Aditya Lalage

Personal information
- Born: Aditya Arjun Lalage 15 January 2003 (age 23) Wadle, Satara district, Maharashtra, India

Sport
- Sport: Field hockey
- Position: Forward
- Club: Services

Senior career
- Years: Team / Caps / Goals
- –: Hockey Maharashtra / - / -
- –: Services / - / -

National team
- Years: Team / Caps / Goals
- 2023: India U21 / 17 / (6)
- 2024–: India / 19 / (3)

Medal record
Men's field hockey
Representing India
Junior Asia Cup
| Gold medal – first place | 2023 Salalah |  |

= Aditya Lalage =

Indian field hockey player (born 2003)

Aditya Arjun Lalage (born 15 January 2003) is an Indian field hockey player from Maharashtra.

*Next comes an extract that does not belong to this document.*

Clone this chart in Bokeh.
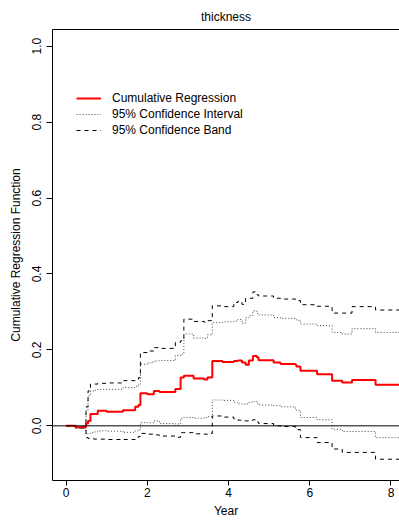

He made his Indian debut in the two-match series against Germany in October 2024. He is a forward and represents Maharashtra and Services Sports Control Board in the domestic tournaments. He plays for Delhi SG Pipers, in the Hero Hockey India League.

== Early life and education ==
Lalage is from a farmer's family in Vidala village, Satara, Maharashtra. He is the youngest of four children. He learnt his basics at Krida Prabodhini Academy, a Maharashtra government's sports scheme. He was into sugarcane farming, helping his family members in the farms, but soon took up hockey after he was inspired by the film, Chak De! India.

== Career ==
Lalage was part of the junior India team that won the gold medal in the Men's Junior Asia Cup 2023. Later, he was also part of the team that won a bronze medal in the Sultan of Johor Cup at Johor Bahru, Malaysia. In December 2023, he played the Men's FIH Hockey Junior World Cup at Kuala Lumpur, Malaysia, where India finished fourth. He scored three goals in the tournament, two against Canada and one in the quarterfinals against the Netherlands.